The main thing is to get out, no matter where


An the morning of March 3, Sweta was woken up by a call from her mother. “You have to buy tickets right away before it’s too late,” she said. Two days later Sweta and her boyfriend left Russia, probably for a long time, maybe forever. Ever since the beginning of the war in Ukraine, they had lived as if in an internal state of emergency. “We saw news about what’s really happening in Ukraine and we saw Russian propaganda,” says Sweta. They went to protests against the war. For years, she says, they have mostly been present when there were demonstrations in Moscow against Vladimir Putin’s rule. But this time something was different: “We felt like we were trapped, we were together and we couldn’t speak. It’s an unbelievable tragedy.” As she talks about her feelings in the first days of the war, Sweta struggles for words, tries to hold back tears and apologizes when she doesn’t quite succeed.

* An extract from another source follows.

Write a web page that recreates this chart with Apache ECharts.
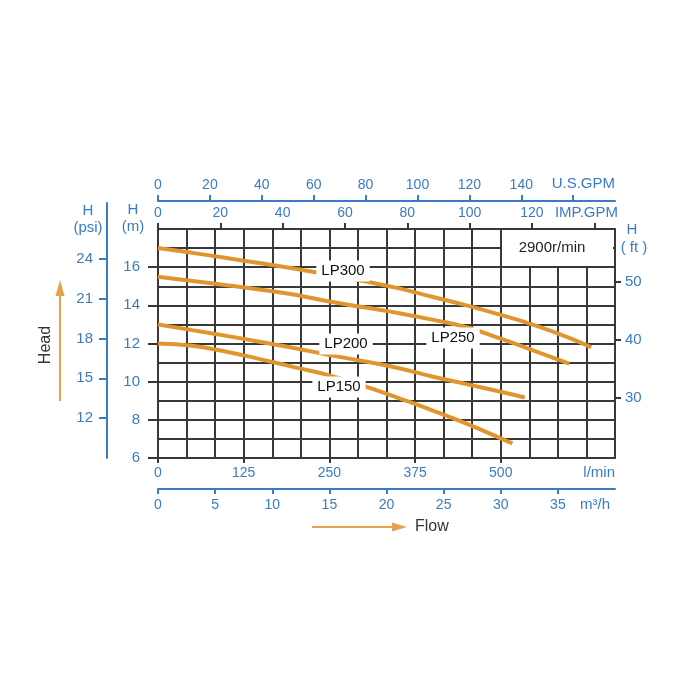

The war wasn’t even a week old when Sweta and her boyfriend started talking about leaving Russia. They thought about what had to be done first and how much time it would take them. But then everything went much faster than they thought. The decision as to whether and when came almost automatically after that morning call from the mother. In the first days of March, rumors circulated in Moscow that the declaration of a state of emergency and general mobilization were imminent. In this case, men of military age would no longer be allowed to leave the country. The young couple wanted to forestall that. The siege ring they had sensed seemed to close.